Franco Zeffirelli's Hamlet
The story goes that Franco Zeffirelli, who had always wanted to do a film version of Hamlet, got a light bulb over his head when he saw Mel Gibson in Lethal Weapon, particularly the scene in which Gibson's character, Martin Riggs, puts a pistol in his mouth. It was the modern equivalent of "To be or not to be!" And thus the world was given the action-packed, briskly-paced film, released in 1990.
If Zeffirelli made the definitive film version of Romeo and Juliet, he didn't quite achieve that with Hamlet (I think it's still the Olivier version, or maybe Branagh's uncut one) but this is an entertaining attempt. The director and star team for a vigorous approach at the story of the Melancholy Dane. Even if the lead character is gripped with the inability to act, he makes up for it with his physicality, throwing fellow characters into walls and getting awfully frisky with his mother.
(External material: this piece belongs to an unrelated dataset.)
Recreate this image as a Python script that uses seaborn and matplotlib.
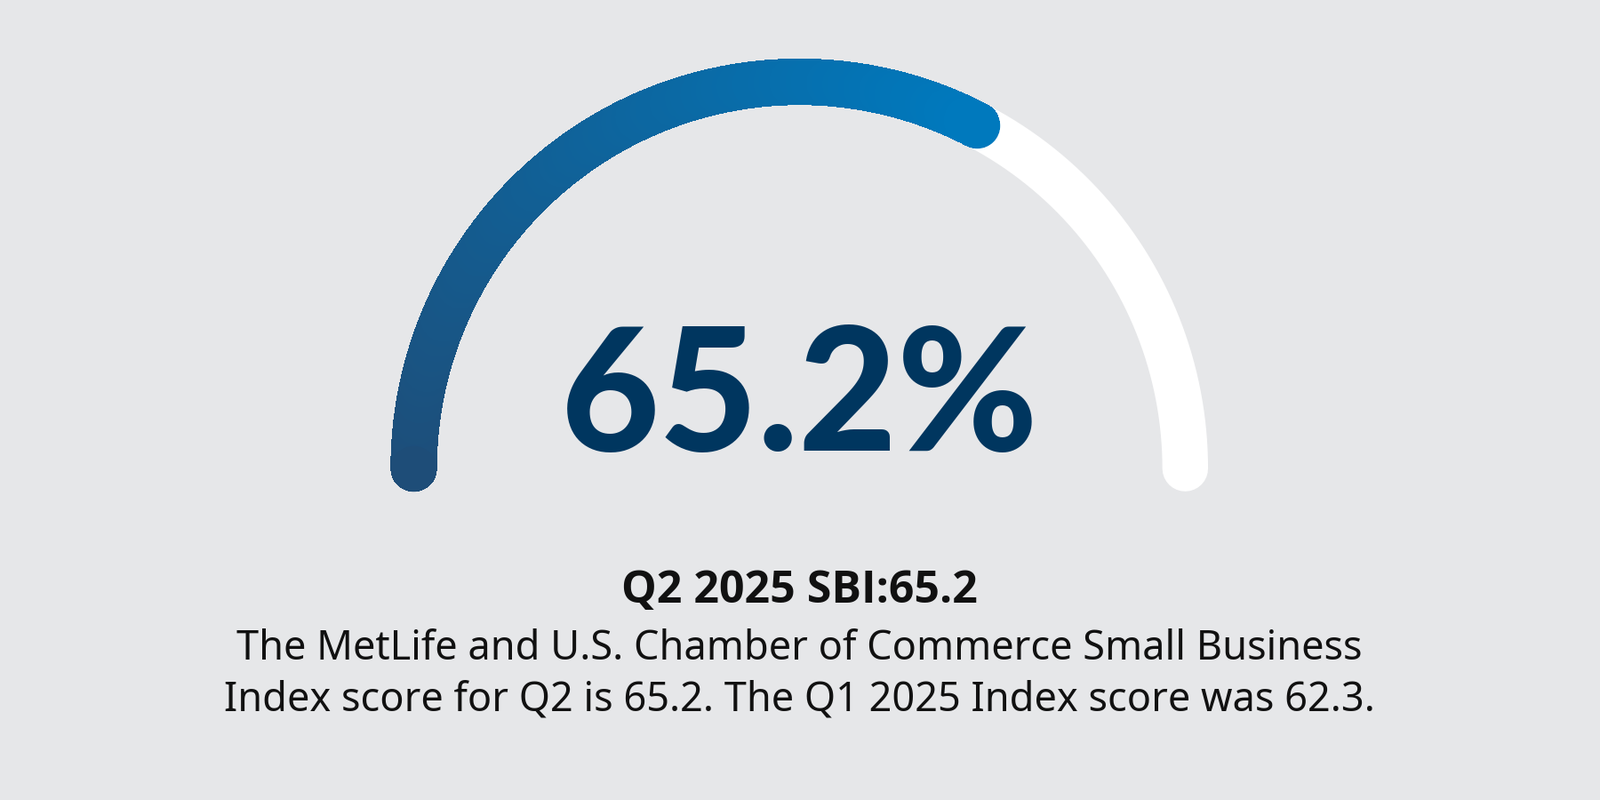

Another writer has noted that the film is paced like an action picture, with the average time of six seconds for each shot. Gibson spends little time brooding. Though the "to be or not to be" soliloquy is done appropriately in a sepulchre, you don't believe for a minute he would kill himself. The relationship with Ophelia (Helena Bonham Carter) has clearly been a physical one, and Gibson's acknowledgement of her death is fairly moving.
Olivier set his Hamlet in a perpetually gloomy Elsinore, but Zeffirelli opens things up, effectively using both actual castle locations and a well-done set (which was Oscar-nominated). A lot of shots have Gibson up on some walkway, perched above the action below, either to establish some kind of moral superiority or to suggest his eventual "flight of angels singing thee to thy rest."
The supporting cast is rock solid. Three of the cast--Alan Bates (Claudius), Ian Holm (Polonius), and Paul Scofield (The Ghost) played Hamlet before. Glenn Close, who is only a few years older than Gibson, plays his mother Gertrude. I could have done without their lip-on-lip kiss in the bedroom scene--this is Hamlet, not Oedipus Rex.
Zeffirelli has cut a lot of the text, but kept the essence. As with Olivier, there is no mention of Fortinbras and invading Norway, but I am happy to see Rosencrantz and Guildenstern were kept (although we get to see them "go to it").
I distinctly remember seeing this film at its release. The theater was full of teenage girls, as Gibson was still a heart-throb then, unlike the crank he is today. When he dies at the end, a group of girls sitting in front of me gasped, shocked and dismayed by this turn of events. I guess they didn't get around to reading the play in school. But I don't mean to say this in a rolled-eye fashion--whatever gets kids to see Shakespeare is fine by me.